Popularized Model (1998): Working Knowledge. Four tiers (DIKW). Pyramid visualization. Business/KM adoption; accumulation-implies-progression became conventional wisdom.
Critiques
Different critiques apply to different versions:
- Linear oversimplification: The pyramid visualization implies a clean, sequential flow. Applies to pyramid versions. (Martin Frické, David Weinberger)
- Automatic progression: The assumption that accumulating enough of one layer produces the next. Applies to the popularized model and pyramid visualization. Common interpretation, not original authors’ claim.
- Definitional vagueness: No consensus on what any of the four constructs actually mean. Applies to all versions. (Jennifer Rowley, Chaim Zins)

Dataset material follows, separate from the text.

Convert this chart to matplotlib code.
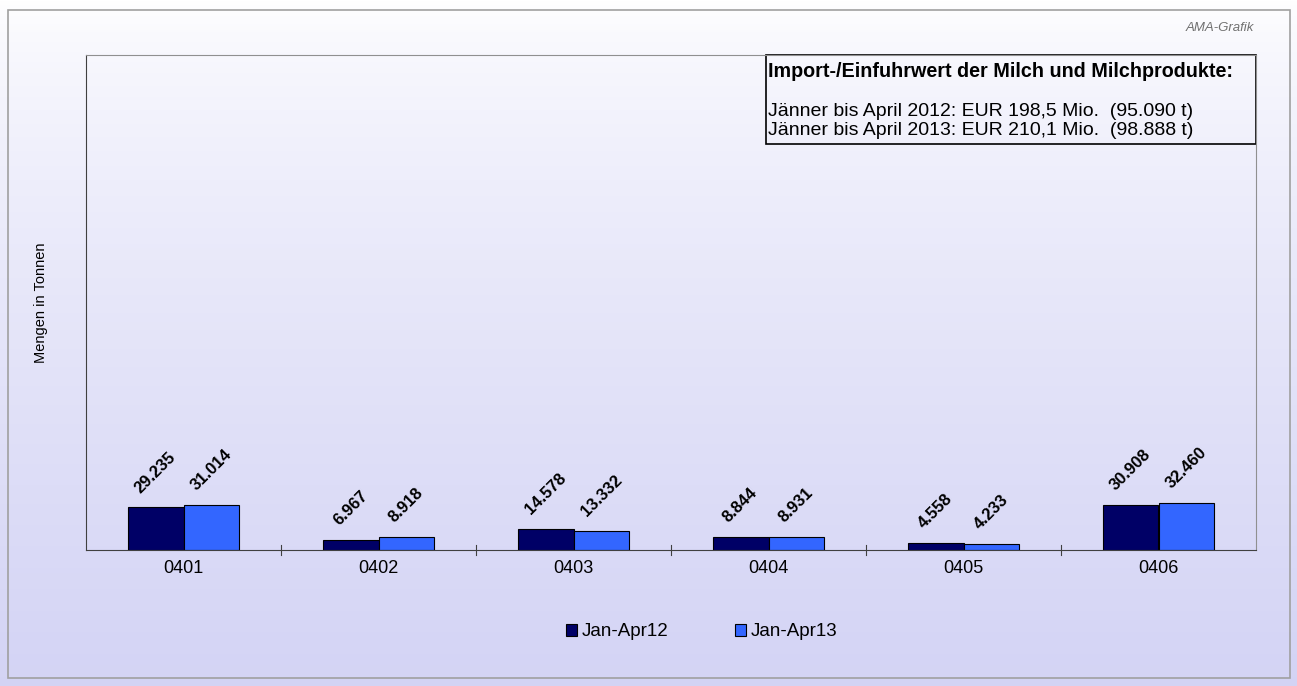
import numpy as np
import matplotlib.pyplot as plt
from matplotlib.patches import Rectangle

categories = ['0401', '0402', '0403', '0404', '0405', '0406']
jan_apr12 = [29235, 6967, 14578, 8844, 4558, 30908]
jan_apr13 = [31014, 8918, 13332, 8931, 4233, 32460]
labels12 = ['29.235', '6.967', '14.578', '8.844', '4.558', '30.908']
labels13 = ['31.014', '8.918', '13.332', '8.931', '4.233', '32.460']
series_names = ['Jan-Apr12', 'Jan-Apr13']

plt.rcParams['font.family'] = ['Liberation Sans', 'DejaVu Sans']

fig = plt.figure(figsize=(12.97, 6.86), dpi=100)

# background gradient white -> lavender
bg = fig.add_axes([0, 0, 1, 1], zorder=0)
grad = np.linspace(0, 1, 256).reshape(-1, 1)
top = np.array([1.0, 1.0, 1.0])
bot = np.array([0.83, 0.83, 0.96])
img = top + (bot - top) * grad[..., None] ** 0.7
img = img[:, 0, :][:, None, :]
bg.imshow(img, aspect='auto', extent=[0, 1, 0, 1])
bg.set_xlim(0, 1)
bg.set_ylim(0, 1)
bg.axis('off')
bg.add_patch(Rectangle((8 / 1297, 8 / 686), 1282 / 1297, 668 / 686,
                       fill=False, edgecolor='#a0a0a0', lw=1.2))

ax = fig.add_axes([86 / 1297, 1 - 550 / 686, 1170 / 1297, 495 / 686], zorder=1)
ax.patch.set_alpha(0)

x = np.arange(len(categories))
w = 0.287
ax.bar(x - w / 2, jan_apr12, w, color='#000066', edgecolor='black', lw=0.8,
       label=series_names[0])
ax.bar(x + w / 2, jan_apr13, w, color='#3366ff', edgecolor='black', lw=0.8,
       label=series_names[1])

for i in range(len(categories)):
    ax.annotate(labels12[i], (x[i] - w / 2, jan_apr12[i]), xytext=(0, 8.5),
                textcoords='offset points', rotation=45, ha='center',
                va='bottom', fontsize=12, fontweight='bold')
    ax.annotate(labels13[i], (x[i] + w / 2, jan_apr13[i]), xytext=(0, 8.5),
                textcoords='offset points', rotation=45, ha='center',
                va='bottom', fontsize=12, fontweight='bold')

ax.set_xlim(-0.5, len(categories) - 0.5)
ax.set_ylim(0, 340000)
ax.set_yticks([])
ax.set_xticks(x)
ax.set_xticklabels(categories, fontsize=13)
ax.tick_params(axis='x', length=0, pad=7)
for b in np.arange(0.5, len(categories) - 0.5):
    ax.plot([b, b], [-3500, 3500], color='#404040', lw=0.8, clip_on=False)
for s in ['left', 'bottom']:
    ax.spines[s].set_color('#404040')
for s in ['top', 'right']:
    ax.spines[s].set_color('#909090')

ax.set_ylabel('Mengen in Tonnen', fontsize=10.5, labelpad=27)

ax.text(0.583, 0.966, 'Import-/Einfuhrwert der Milch und Milchprodukte:',
        transform=ax.transAxes, fontsize=14.2, fontweight='bold', va='center')
ax.text(0.583, 0.885, 'Jänner bis April 2012: EUR 198,5 Mio.  (95.090 t)',
        transform=ax.transAxes, fontsize=14, va='center')
ax.text(0.583, 0.848, 'Jänner bis April 2013: EUR 210,1 Mio.  (98.888 t)',
        transform=ax.transAxes, fontsize=14, va='center')
ax.add_patch(Rectangle((0.5815, 0.820), 0.4185, 0.180, transform=ax.transAxes,
                       fill=False, edgecolor='black', lw=1.2, clip_on=False))

fig.text(1220 / 1297, 1 - 28 / 686, 'AMA-Grafik', fontsize=9.5, style='italic',
         color='#707070', ha='center', va='center')

fig.legend(loc='center', bbox_to_anchor=(0.541, 1 - 632 / 686), ncol=2,
           frameon=False, fontsize=13.5, handlelength=0.55, handleheight=0.55,
           columnspacing=3.6, handletextpad=0.25)

fig.savefig('out.png', dpi=100)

- Transformation problem: No agreed mechanism for how one layer becomes the next. Applies to all versions.
- Wisdom unoperationalizable: Wisdom is defined in ways that resist measurement or implementation. Applies to all versions. (Martin Frické)
- Judgment needed at all levels: Ackoff claimed judgment only needed for wisdom; in practice it’s required everywhere. Applies to Ackoff’s original. (Martin Frické)
- Pristine permanence: The model implies that once a layer is achieved, it persists. In practice, wisdom calcifies, knowledge atrophies, information degrades. Applies to all versions. See Entropic Dynamics Of Understanding, False realms.
Dozens of alternatives have been proposed (DIKAR, DIKIW, DIEK, DIKWP, Noetic Prism, E2E continuum, I-Space, dimensional models, bidirectional models) but none achieved consensus adoption. Critics either defend a broken model (“useful as heuristic”), call for abandonment (without replacement), or document problems (without resolution). The DIKW hierarchy is a folk theory arising from a genuine phenomenological pattern in how humans experience epistemic states. It persists because the pattern it describes is real. It fails because no formulation has specified the mechanism producing the transformation between layers.